--- start of Material ---

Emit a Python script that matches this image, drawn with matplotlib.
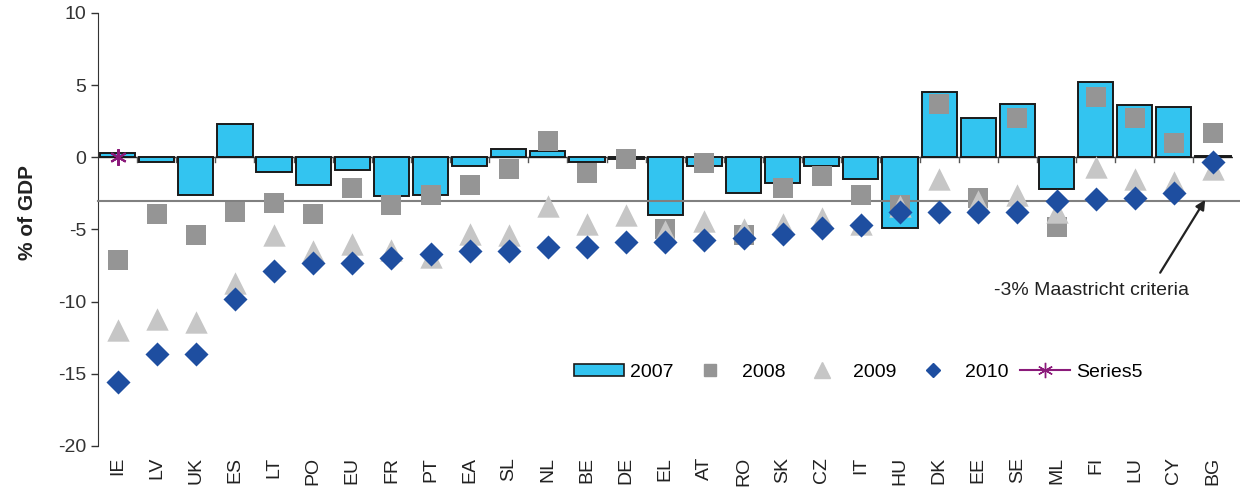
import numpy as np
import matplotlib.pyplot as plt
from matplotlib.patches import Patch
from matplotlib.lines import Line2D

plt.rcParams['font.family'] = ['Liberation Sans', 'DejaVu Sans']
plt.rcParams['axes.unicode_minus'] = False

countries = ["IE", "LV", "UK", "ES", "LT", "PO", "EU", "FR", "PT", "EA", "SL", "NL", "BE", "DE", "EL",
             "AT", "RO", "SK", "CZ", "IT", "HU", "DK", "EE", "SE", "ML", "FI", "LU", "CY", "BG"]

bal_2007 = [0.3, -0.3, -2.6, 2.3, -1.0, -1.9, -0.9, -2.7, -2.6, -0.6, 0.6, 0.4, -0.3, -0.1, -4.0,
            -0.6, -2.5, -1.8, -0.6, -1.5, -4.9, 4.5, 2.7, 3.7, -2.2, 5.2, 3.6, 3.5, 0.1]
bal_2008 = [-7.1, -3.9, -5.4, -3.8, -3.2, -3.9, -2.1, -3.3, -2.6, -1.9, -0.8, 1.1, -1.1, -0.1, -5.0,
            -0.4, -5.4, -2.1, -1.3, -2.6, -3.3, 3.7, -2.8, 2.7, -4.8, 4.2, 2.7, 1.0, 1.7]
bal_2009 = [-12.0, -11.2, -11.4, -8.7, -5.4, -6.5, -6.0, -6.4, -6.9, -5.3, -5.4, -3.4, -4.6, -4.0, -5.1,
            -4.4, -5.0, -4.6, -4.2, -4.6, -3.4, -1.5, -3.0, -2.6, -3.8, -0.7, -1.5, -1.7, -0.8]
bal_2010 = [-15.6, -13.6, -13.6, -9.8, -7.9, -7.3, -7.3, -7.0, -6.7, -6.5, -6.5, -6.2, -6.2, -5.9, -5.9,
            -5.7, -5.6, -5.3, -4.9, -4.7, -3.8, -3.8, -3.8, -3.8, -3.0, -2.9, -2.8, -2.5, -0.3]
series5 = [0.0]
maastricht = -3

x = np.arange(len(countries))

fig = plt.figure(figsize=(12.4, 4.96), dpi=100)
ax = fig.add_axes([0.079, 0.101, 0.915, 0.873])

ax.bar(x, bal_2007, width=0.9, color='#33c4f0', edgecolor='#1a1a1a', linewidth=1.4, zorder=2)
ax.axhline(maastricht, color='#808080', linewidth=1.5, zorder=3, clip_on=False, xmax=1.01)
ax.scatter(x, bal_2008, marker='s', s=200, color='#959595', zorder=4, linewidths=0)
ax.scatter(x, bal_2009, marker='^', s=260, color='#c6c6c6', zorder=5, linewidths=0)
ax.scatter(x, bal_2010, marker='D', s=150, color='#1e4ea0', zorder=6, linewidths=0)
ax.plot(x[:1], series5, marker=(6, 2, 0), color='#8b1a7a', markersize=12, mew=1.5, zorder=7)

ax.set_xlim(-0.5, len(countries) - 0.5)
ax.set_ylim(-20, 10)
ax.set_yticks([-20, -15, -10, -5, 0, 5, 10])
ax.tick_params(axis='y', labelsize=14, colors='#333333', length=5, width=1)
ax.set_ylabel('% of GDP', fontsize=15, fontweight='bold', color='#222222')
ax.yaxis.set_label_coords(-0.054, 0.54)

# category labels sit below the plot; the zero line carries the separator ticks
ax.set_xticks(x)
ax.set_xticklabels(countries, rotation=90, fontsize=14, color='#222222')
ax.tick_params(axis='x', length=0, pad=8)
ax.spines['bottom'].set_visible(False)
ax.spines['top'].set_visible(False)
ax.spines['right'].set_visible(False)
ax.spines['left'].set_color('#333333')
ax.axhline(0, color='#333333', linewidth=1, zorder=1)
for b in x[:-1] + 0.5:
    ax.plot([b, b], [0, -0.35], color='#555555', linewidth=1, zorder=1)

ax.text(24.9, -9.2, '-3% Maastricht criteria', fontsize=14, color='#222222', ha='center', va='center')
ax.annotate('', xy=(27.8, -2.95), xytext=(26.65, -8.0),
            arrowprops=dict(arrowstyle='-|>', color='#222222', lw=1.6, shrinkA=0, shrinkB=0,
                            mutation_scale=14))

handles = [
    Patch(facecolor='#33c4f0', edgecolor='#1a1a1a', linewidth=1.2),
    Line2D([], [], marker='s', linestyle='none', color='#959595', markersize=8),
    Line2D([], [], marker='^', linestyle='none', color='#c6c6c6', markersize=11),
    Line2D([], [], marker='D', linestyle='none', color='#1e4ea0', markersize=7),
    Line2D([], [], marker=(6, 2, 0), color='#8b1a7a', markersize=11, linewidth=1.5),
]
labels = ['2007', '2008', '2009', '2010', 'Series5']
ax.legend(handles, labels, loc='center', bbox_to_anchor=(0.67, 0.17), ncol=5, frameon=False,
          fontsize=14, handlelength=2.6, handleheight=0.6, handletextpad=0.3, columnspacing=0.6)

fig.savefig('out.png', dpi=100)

--- end of Material ---

Written request ▸
Repeat the listing in full and exactly. Leave any pictures out.

Full response ▸
Emit a Python script that matches this image, drawn with matplotlib.
import numpy as np
import matplotlib.pyplot as plt
from matplotlib.patches import Patch
from matplotlib.lines import Line2D

plt.rcParams['font.family'] = ['Liberation Sans', 'DejaVu Sans']
plt.rcParams['axes.unicode_minus'] = False

countries = ["IE", "LV", "UK", "ES", "LT", "PO", "EU", "FR", "PT", "EA", "SL", "NL", "BE", "DE", "EL",
             "AT", "RO", "SK", "CZ", "IT", "HU", "DK", "EE", "SE", "ML", "FI", "LU", "CY", "BG"]

bal_2007 = [0.3, -0.3, -2.6, 2.3, -1.0, -1.9, -0.9, -2.7, -2.6, -0.6, 0.6, 0.4, -0.3, -0.1, -4.0,
            -0.6, -2.5, -1.8, -0.6, -1.5, -4.9, 4.5, 2.7, 3.7, -2.2, 5.2, 3.6, 3.5, 0.1]
bal_2008 = [-7.1, -3.9, -5.4, -3.8, -3.2, -3.9, -2.1, -3.3, -2.6, -1.9, -0.8, 1.1, -1.1, -0.1, -5.0,
            -0.4, -5.4, -2.1, -1.3, -2.6, -3.3, 3.7, -2.8, 2.7, -4.8, 4.2, 2.7, 1.0, 1.7]
bal_2009 = [-12.0, -11.2, -11.4, -8.7, -5.4, -6.5, -6.0, -6.4, -6.9, -5.3, -5.4, -3.4, -4.6, -4.0, -5.1,
            -4.4, -5.0, -4.6, -4.2, -4.6, -3.4, -1.5, -3.0, -2.6, -3.8, -0.7, -1.5, -1.7, -0.8]
bal_2010 = [-15.6, -13.6, -13.6, -9.8, -7.9, -7.3, -7.3, -7.0, -6.7, -6.5, -6.5, -6.2, -6.2, -5.9, -5.9,
            -5.7, -5.6, -5.3, -4.9, -4.7, -3.8, -3.8, -3.8, -3.8, -3.0, -2.9, -2.8, -2.5, -0.3]
series5 = [0.0]
maastricht = -3

x = np.arange(len(countries))

fig = plt.figure(figsize=(12.4, 4.96), dpi=100)
ax = fig.add_axes([0.079, 0.101, 0.915, 0.873])

ax.bar(x, bal_2007, width=0.9, color='#33c4f0', edgecolor='#1a1a1a', linewidth=1.4, zorder=2)
ax.axhline(maastricht, color='#808080', linewidth=1.5, zorder=3, clip_on=False, xmax=1.01)
ax.scatter(x, bal_2008, marker='s', s=200, color='#959595', zorder=4, linewidths=0)
ax.scatter(x, bal_2009, marker='^', s=260, color='#c6c6c6', zorder=5, linewidths=0)
ax.scatter(x, bal_2010, marker='D', s=150, color='#1e4ea0', zorder=6, linewidths=0)
ax.plot(x[:1], series5, marker=(6, 2, 0), color='#8b1a7a', markersize=12, mew=1.5, zorder=7)

ax.set_xlim(-0.5, len(countries) - 0.5)
ax.set_ylim(-20, 10)
ax.set_yticks([-20, -15, -10, -5, 0, 5, 10])
ax.tick_params(axis='y', labelsize=14, colors='#333333', length=5, width=1)
ax.set_ylabel('% of GDP', fontsize=15, fontweight='bold', color='#222222')
ax.yaxis.set_label_coords(-0.054, 0.54)

# category labels sit below the plot; the zero line carries the separator ticks
ax.set_xticks(x)
ax.set_xticklabels(countries, rotation=90, fontsize=14, color='#222222')
ax.tick_params(axis='x', length=0, pad=8)
ax.spines['bottom'].set_visible(False)
ax.spines['top'].set_visible(False)
ax.spines['right'].set_visible(False)
ax.spines['left'].set_color('#333333')
ax.axhline(0, color='#333333', linewidth=1, zorder=1)
for b in x[:-1] + 0.5:
    ax.plot([b, b], [0, -0.35], color='#555555', linewidth=1, zorder=1)

ax.text(24.9, -9.2, '-3% Maastricht criteria', fontsize=14, color='#222222', ha='center', va='center')
ax.annotate('', xy=(27.8, -2.95), xytext=(26.65, -8.0),
            arrowprops=dict(arrowstyle='-|>', color='#222222', lw=1.6, shrinkA=0, shrinkB=0,
                            mutation_scale=14))

handles = [
    Patch(facecolor='#33c4f0', edgecolor='#1a1a1a', linewidth=1.2),
    Line2D([], [], marker='s', linestyle='none', color='#959595', markersize=8),
    Line2D([], [], marker='^', linestyle='none', color='#c6c6c6', markersize=11),
    Line2D([], [], marker='D', linestyle='none', color='#1e4ea0', markersize=7),
    Line2D([], [], marker=(6, 2, 0), color='#8b1a7a', markersize=11, linewidth=1.5),
]
labels = ['2007', '2008', '2009', '2010', 'Series5']
ax.legend(handles, labels, loc='center', bbox_to_anchor=(0.67, 0.17), ncol=5, frameon=False,
          fontsize=14, handlelength=2.6, handleheight=0.6, handletextpad=0.3, columnspacing=0.6)

fig.savefig('out.png', dpi=100)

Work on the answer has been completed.